►

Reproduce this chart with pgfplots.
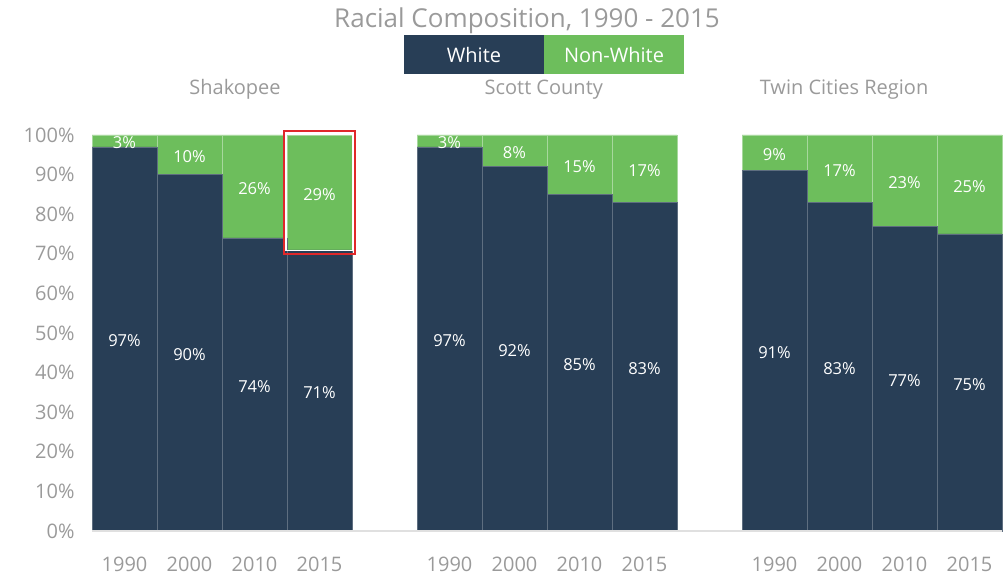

◄
►

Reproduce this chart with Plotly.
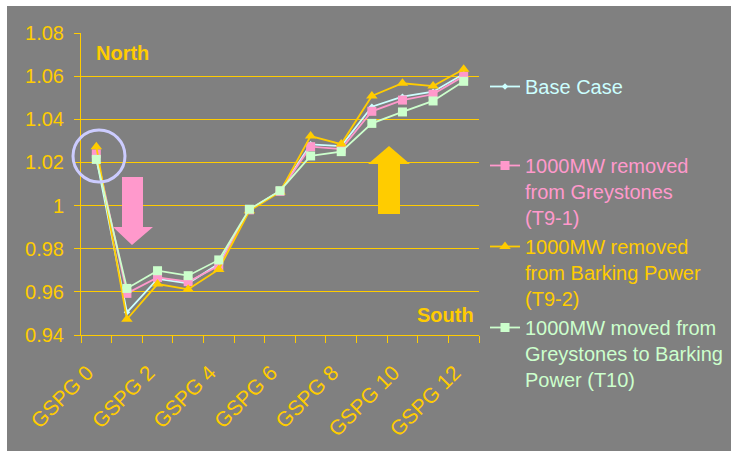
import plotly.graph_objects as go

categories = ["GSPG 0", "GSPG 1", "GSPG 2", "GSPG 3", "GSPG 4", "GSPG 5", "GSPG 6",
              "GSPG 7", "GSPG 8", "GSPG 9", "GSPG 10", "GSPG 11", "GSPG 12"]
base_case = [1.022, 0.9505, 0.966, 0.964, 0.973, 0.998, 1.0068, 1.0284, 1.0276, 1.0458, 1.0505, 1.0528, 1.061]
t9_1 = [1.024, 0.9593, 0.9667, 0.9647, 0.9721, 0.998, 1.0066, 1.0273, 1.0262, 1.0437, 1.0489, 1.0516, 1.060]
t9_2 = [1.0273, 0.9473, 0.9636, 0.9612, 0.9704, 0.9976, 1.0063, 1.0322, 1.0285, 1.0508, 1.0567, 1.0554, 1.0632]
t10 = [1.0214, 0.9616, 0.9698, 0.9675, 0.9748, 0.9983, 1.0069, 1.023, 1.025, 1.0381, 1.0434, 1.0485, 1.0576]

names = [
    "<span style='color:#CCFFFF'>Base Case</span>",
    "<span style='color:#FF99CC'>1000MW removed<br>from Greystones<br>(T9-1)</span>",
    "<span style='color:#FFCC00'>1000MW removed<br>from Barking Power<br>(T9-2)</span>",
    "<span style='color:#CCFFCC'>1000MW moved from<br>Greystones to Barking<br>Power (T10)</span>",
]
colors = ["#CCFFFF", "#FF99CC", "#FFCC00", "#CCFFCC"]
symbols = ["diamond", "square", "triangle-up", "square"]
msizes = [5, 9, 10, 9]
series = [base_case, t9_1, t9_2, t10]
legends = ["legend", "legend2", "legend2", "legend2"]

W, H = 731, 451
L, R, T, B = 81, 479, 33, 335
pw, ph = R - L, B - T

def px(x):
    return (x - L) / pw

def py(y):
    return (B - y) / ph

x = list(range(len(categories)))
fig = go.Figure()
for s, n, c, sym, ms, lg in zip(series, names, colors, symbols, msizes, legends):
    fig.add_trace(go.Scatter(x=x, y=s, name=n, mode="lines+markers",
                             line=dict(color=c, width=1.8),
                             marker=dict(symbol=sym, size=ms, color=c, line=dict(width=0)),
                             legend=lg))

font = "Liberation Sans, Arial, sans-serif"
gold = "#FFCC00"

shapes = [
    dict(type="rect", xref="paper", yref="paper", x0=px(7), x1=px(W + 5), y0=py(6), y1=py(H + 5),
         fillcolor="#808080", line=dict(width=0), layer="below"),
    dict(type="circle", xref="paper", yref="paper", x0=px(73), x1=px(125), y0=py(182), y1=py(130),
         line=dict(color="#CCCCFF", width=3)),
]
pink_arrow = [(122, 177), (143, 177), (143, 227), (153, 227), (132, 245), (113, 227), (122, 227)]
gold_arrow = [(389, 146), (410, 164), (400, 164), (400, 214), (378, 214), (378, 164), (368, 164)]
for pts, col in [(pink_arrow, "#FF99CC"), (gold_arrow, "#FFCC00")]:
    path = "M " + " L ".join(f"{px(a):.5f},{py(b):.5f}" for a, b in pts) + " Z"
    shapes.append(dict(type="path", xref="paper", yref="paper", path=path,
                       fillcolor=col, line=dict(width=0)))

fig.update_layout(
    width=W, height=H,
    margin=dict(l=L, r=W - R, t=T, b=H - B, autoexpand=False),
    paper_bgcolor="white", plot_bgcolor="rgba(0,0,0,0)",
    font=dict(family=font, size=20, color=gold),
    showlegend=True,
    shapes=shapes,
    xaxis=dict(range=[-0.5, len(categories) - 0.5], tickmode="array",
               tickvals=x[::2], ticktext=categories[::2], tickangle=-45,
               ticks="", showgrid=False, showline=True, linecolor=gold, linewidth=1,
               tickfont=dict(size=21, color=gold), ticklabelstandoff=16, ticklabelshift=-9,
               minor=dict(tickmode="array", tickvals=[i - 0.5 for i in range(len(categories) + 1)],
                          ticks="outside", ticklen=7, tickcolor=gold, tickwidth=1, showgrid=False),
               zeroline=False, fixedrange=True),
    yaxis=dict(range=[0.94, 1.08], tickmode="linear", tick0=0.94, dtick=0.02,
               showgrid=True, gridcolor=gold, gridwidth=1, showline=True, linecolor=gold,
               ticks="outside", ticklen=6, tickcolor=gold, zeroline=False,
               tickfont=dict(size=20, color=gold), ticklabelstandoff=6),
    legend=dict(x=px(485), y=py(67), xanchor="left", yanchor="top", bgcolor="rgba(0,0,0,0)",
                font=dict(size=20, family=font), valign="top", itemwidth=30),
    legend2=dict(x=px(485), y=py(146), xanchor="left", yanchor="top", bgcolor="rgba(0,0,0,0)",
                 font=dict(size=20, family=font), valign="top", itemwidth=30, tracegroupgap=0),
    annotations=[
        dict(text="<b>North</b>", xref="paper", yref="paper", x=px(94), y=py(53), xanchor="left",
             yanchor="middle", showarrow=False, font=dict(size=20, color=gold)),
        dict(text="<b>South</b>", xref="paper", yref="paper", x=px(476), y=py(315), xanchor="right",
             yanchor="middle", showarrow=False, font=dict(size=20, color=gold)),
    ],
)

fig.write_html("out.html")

◄

=== Direction ===
Gather and return every line that holds the string "with".

=== Result for this exercise ===
Reproduce this chart with pgfplots.
Reproduce this chart with Plotly.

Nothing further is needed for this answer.